• _DATA BLOCK_:
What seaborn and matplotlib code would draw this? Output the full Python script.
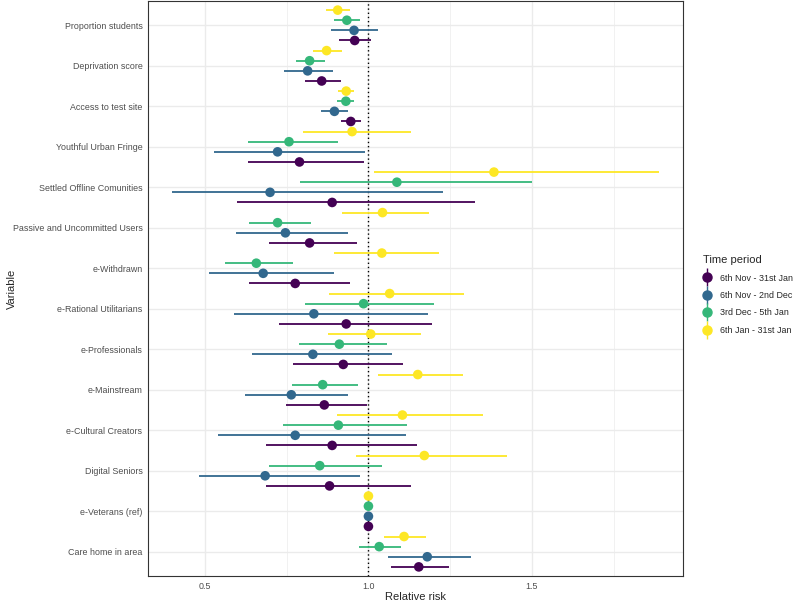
import numpy as np
import pandas as pd
import matplotlib.pyplot as plt
import seaborn as sns
from matplotlib.lines import Line2D
from matplotlib.legend_handler import HandlerTuple
from matplotlib.ticker import MultipleLocator

variables = ["Care home in area", "e-Veterans (ref)", "Digital Seniors", "e-Cultural Creators",
             "e-Mainstream", "e-Professionals", "e-Rational Utilitarians", "e-Withdrawn",
             "Passive and Uncommitted Users", "Settled Offline Comunities", "Youthful Urban Fringe",
             "Access to test site", "Deprivation score", "Proportion students"]
periods = ["6th Nov - 31st Jan", "6th Nov - 2nd Dec", "3rd Dec - 5th Jan", "6th Jan - 31st Jan"]

# relative risk with lower / upper interval, one list per period, same order as variables
rr_p1 = [1.154, 1.0, 0.881, 0.889, 0.865, 0.923, 0.932, 0.776, 0.820, 0.889, 0.789, 0.946, 0.857, 0.958]
lo_p1 = [1.068, 1.0, 0.686, 0.688, 0.748, 0.770, 0.726, 0.635, 0.697, 0.599, 0.633, 0.915, 0.805, 0.909]
hi_p1 = [1.245, 1.0, 1.131, 1.150, 0.997, 1.106, 1.194, 0.944, 0.965, 1.326, 0.986, 0.978, 0.915, 1.009]

rr_p2 = [1.180, 1.0, 0.684, 0.776, 0.764, 0.830, 0.833, 0.678, 0.746, 0.699, 0.722, 0.896, 0.814, 0.956]
lo_p2 = [1.060, 1.0, 0.481, 0.539, 0.623, 0.643, 0.588, 0.513, 0.594, 0.400, 0.529, 0.855, 0.743, 0.887]
hi_p2 = [1.314, 1.0, 0.973, 1.116, 0.938, 1.072, 1.183, 0.896, 0.938, 1.229, 0.988, 0.939, 0.892, 1.030]

rr_p3 = [1.033, 1.0, 0.851, 0.908, 0.860, 0.911, 0.985, 0.657, 0.722, 1.087, 0.757, 0.931, 0.820, 0.934]
lo_p3 = [0.970, 1.0, 0.697, 0.738, 0.765, 0.787, 0.807, 0.560, 0.635, 0.790, 0.633, 0.905, 0.778, 0.895]
hi_p3 = [1.099, 1.0, 1.043, 1.118, 0.967, 1.057, 1.202, 0.769, 0.823, 1.500, 0.906, 0.957, 0.866, 0.975]

rr_p4 = [1.109, 1.0, 1.171, 1.104, 1.151, 1.007, 1.065, 1.041, 1.043, 1.384, 0.950, 0.932, 0.872, 0.906]
lo_p4 = [1.047, 1.0, 0.963, 0.903, 1.028, 0.875, 0.878, 0.894, 0.920, 1.016, 0.799, 0.907, 0.829, 0.869]
hi_p4 = [1.177, 1.0, 1.424, 1.350, 1.289, 1.161, 1.293, 1.216, 1.184, 1.888, 1.131, 0.957, 0.920, 0.944]

rows = []
for p, rr, lo, hi in zip(periods, [rr_p1, rr_p2, rr_p3, rr_p4], [lo_p1, lo_p2, lo_p3, lo_p4],
                         [hi_p1, hi_p2, hi_p3, hi_p4]):
    for v, a, b, c in zip(variables, rr, lo, hi):
        rows.append({"variable": v, "period": p, "rr": a, "lo": b, "hi": c})
df = pd.DataFrame(rows)

# dodge like ggplot position_dodge(width = 1)
n = len(periods)
offsets = {p: (i - (n - 1) / 2) / n for i, p in enumerate(periods)}
df["ypos"] = df["variable"].map({v: i for i, v in enumerate(variables)}) + df["period"].map(offsets)

colors = sns.color_palette("viridis", as_cmap=True)(np.linspace(0, 1, n))
pal = dict(zip(periods, colors))

sns.set_style("white")
plt.rcParams["font.family"] = ["Liberation Sans", "DejaVu Sans"]

fig = plt.figure(figsize=(7.96, 6.02), dpi=100)
ax = fig.add_axes([148 / 796, 26 / 602, (683 - 148) / 796, (601 - 26) / 602])

# grid
ax.xaxis.set_minor_locator(MultipleLocator(0.25))
ax.grid(which="major", color="#EBEBEB", linewidth=1.0, zorder=0)
ax.grid(which="minor", axis="x", color="#EBEBEB", linewidth=0.5, zorder=0)
ax.set_axisbelow(True)

ax.axvline(1.0, color="black", linestyle=(0, (1, 2)), linewidth=1.0, zorder=1)

for p in periods:
    d = df[df["period"] == p]
    ax.hlines(d["ypos"], d["lo"], d["hi"], color=pal[p], linewidth=1.3, zorder=2)

sns.scatterplot(data=df, x="rr", y="ypos", hue="period", palette=pal, hue_order=periods,
                s=48, edgecolor="none", legend=False, ax=ax, zorder=3)

span = df["hi"].max() - df["lo"].min()
ax.set_xlim(df["lo"].min() - 0.05 * span, df["hi"].max() + 0.05 * span)
ax.set_ylim(-0.6, len(variables) - 0.4)
ax.set_xticks([0.5, 1.0, 1.5])
ax.set_xticklabels(["0.5", "1.0", "1.5"])
ax.set_yticks(range(len(variables)))
ax.set_yticklabels(variables)
ax.tick_params(axis="both", which="major", length=2.5, width=0.8, color="#333333",
               labelsize=6.4, labelcolor="#4D4D4D", pad=1.5)
ax.tick_params(axis="x", which="minor", length=0)
for s in ax.spines.values():
    s.set_color("#333333")
    s.set_linewidth(0.8)

ax.set_xlabel("Relative risk", fontsize=8, va="center")
ax.set_ylabel("Variable", fontsize=8, va="center")
ax.xaxis.set_label_coords(0.5, -0.036)
ax.yaxis.set_label_coords(-0.255, 0.5)

# pointrange style keys: vertical bar with a dot on top
handles = [(Line2D([], [], color=pal[p], marker="|", markersize=13, markeredgewidth=1.0, linestyle="none"),
            Line2D([], [], color=pal[p], marker="o", markersize=6.5, linestyle="none"))
           for p in periods]
leg = fig.legend(handles, periods, handler_map={tuple: HandlerTuple(ndivide=1)},
                 loc="center left", bbox_to_anchor=(695 / 796, 0.51), frameon=False,
                 title="Time period", fontsize=6.4, title_fontsize=8, handlelength=1.0,
                 handletextpad=0.9, labelspacing=0.95, alignment="left")

fig.savefig("out.png", dpi=100)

• _EXERCISE DETAILS_: Find and copy each line above that includes the string "matplotlib".

• _SOLUTION_:
What seaborn and matplotlib code would draw this? Output the full Python script.
import matplotlib.pyplot as plt
from matplotlib.lines import Line2D
from matplotlib.legend_handler import HandlerTuple
from matplotlib.ticker import MultipleLocator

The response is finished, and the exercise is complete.